I am working on the following problem from some old exam:
For $\ n>0, \ $ a set $\ A_n \subset [0,1] \ $ is defined as $$A_n \ = \ \bigcup_{k=1}^{2^{n-1}}\Bigg[\frac{2k-2}{2^n},\frac{2k-1}{2^n}\Bigg].$$ Prove that for any Lebesgue integrable function $\ u:[0,1]\to \mathbb{R} \ $ we have $$\lim_{n\to \infty}\int_{A_n}u(t)\mathrm{d}t \ = \ \frac{1}{2}\int_{0}^{1}u(t)\mathrm{d}t. \ \ \ \ \ \ (\star) $$
Thus $\ A_n \ $ is a union of odd intervals from $\ n$-th binary division of $ \ [0,1]. \ $ It is obviously enough to check the thesis for $\ u\ge 0. \ $ In fact, I believe that I can check that $ \ (\star) \ $ is correct for simple functions.

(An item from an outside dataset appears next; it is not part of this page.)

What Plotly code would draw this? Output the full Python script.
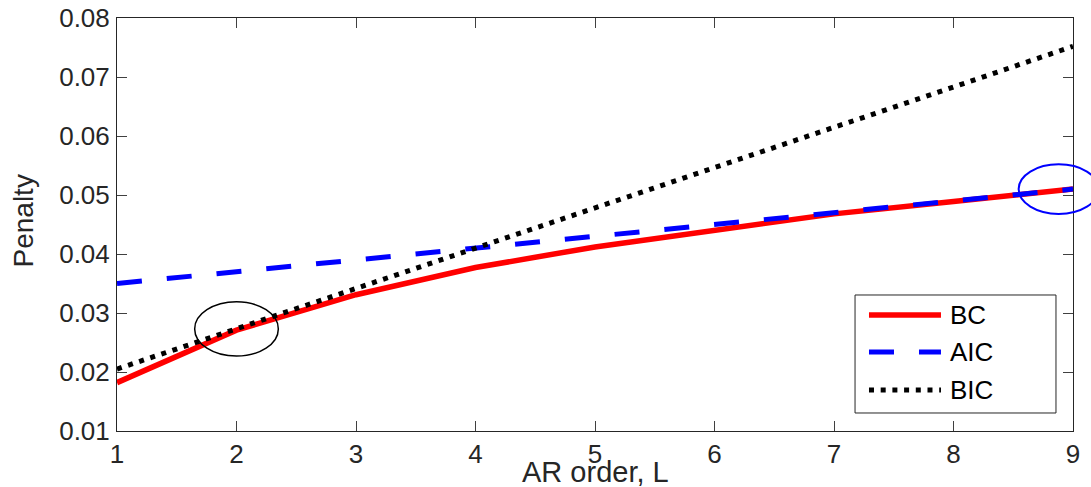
import plotly.graph_objects as go

# ---- data ----
ar_order = [1, 2, 3, 4, 5, 6, 7, 8, 9]
bc_penalty = [0.0182, 0.0271, 0.0331, 0.0377, 0.0412, 0.0441, 0.0468, 0.0489, 0.0510]
aic_penalty = [0.0350, 0.0370, 0.0390, 0.0410, 0.0430, 0.0450, 0.0470, 0.0490, 0.0510]
bic_penalty = [0.0205, 0.0273, 0.0342, 0.0410, 0.0478, 0.0547, 0.0615, 0.0683, 0.0752]
series_names = ["BC", "AIC", "BIC"]
y_ticks = [0.01, 0.02, 0.03, 0.04, 0.05, 0.06, 0.07, 0.08]
x_ticks = [1, 2, 3, 4, 5, 6, 7, 8, 9]
x_title = "AR order, L"
y_title = "Penalty"

# highlighted points (centre x, centre y, half-width in x, half-height in y)
mark_black = (2.0, 0.0273, 0.35, 0.0046)
mark_blue = (8.88, 0.0510, 0.335, 0.0042)

X_RANGE = [1, 9]
Y_RANGE = [0.01, 0.08]

FONT = "Liberation Sans, Arial, Helvetica, sans-serif"
TEXT = "#262626"
styles = [
    dict(color="#ff0000", width=5.5, dash="solid"),
    dict(color="#0000ff", width=5, dash="25px,25px"),
    dict(color="#000000", width=5, dash="5px,6.7px"),
]

fig = go.Figure()
for name, vals, st in zip(series_names, [bc_penalty, aic_penalty, bic_penalty], styles):
    fig.add_trace(go.Scatter(x=ar_order, y=vals, mode="lines", name=name,
                             line=st, showlegend=False))


def to_dom(v, rng):
    return (v - rng[0]) / (rng[1] - rng[0])


for (cx, cy, hx, hy), col, w in [(mark_black, "#000000", 1.5), (mark_blue, "#0000ff", 2)]:
    fig.add_shape(type="circle", xref="x domain", yref="y domain",
                  x0=to_dom(cx - hx, X_RANGE), x1=to_dom(cx + hx, X_RANGE),
                  y0=to_dom(cy - hy, Y_RANGE), y1=to_dom(cy + hy, Y_RANGE),
                  line=dict(color=col, width=w))

# ---- legend box (drawn manually to get long line samples) ----
lx0, lx1, ly0, ly1 = 0.772, 0.9822, 0.0436, 0.3293
fig.add_shape(type="rect", xref="x domain", yref="y domain",
              x0=lx0, x1=lx1, y0=ly0, y1=ly1,
              line=dict(color="#262626", width=1), fillcolor="white", layer="above")
rows = [0.2809, 0.1913, 0.0993]
for name, st, ry in zip(series_names, styles, rows):
    fig.add_shape(type="line", xref="x domain", yref="y domain",
                  x0=0.7866, x1=0.8619, y0=ry, y1=ry,
                  line=dict(color=st["color"], width=st["width"], dash=st["dash"]),
                  layer="above")
    fig.add_annotation(xref="x domain", yref="y domain", x=0.8692, y=ry,
                       text=name, showarrow=False, xanchor="left", yanchor="middle",
                       font=dict(family=FONT, size=26, color="#000000"))

# ---- axis titles ----
fig.add_annotation(xref="x domain", yref="y domain", x=0.5, y=-0.0995,
                   text=x_title, showarrow=False, xanchor="center", yanchor="middle",
                   font=dict(family=FONT, size=29, color=TEXT))
fig.add_annotation(xref="x domain", yref="y domain", x=-0.0983, y=0.5073,
                   text=y_title, showarrow=False, textangle=-90,
                   xanchor="center", yanchor="middle",
                   font=dict(family=FONT, size=28, color=TEXT))

axis_common = dict(
    showline=True, linecolor="#262626", linewidth=1, mirror="ticks",
    ticks="inside", ticklen=10, tickcolor="#404040", tickwidth=1,
    showgrid=False, zeroline=False, automargin=False,
    tickfont=dict(family=FONT, size=26, color=TEXT),
)

fig.update_layout(
    width=1091, height=487,
    margin=dict(l=117, r=18, t=18, b=56),
    paper_bgcolor="white", plot_bgcolor="white",
    xaxis=dict(range=X_RANGE, tickvals=x_ticks, ticktext=[str(v) for v in x_ticks],
               ticklabelstandoff=0, **axis_common),
    yaxis=dict(range=Y_RANGE, tickvals=y_ticks, ticktext=[f"{v:.2f}" for v in y_ticks],
               ticklabelstandoff=1, **axis_common),
)

fig.write_html("out.html", config={"displayModeBar": False},
               post_script="document.body.style.margin='0';document.body.style.overflow='hidden';")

How to go from there? If $\ u_k \ $ are simple functions monotonically growing up to $\ u, \ $ we have $$\lim_{k\to \infty} \ \lim_{n\to \infty} \ \int_{A_n}u_k \ \mathrm{d}t \ \ = \ \ \lim_{k\to\infty} \ \frac{1}{2}\int_{0}^{1} u_k \ \mathrm{d}t \ \ = \ \ \frac{1}{2}\int_{0}^{1}u \ \ \mathrm{d}t.$$ That would end the proof if we could interchange the limits on the left side. Can we do that? How to solve this problem?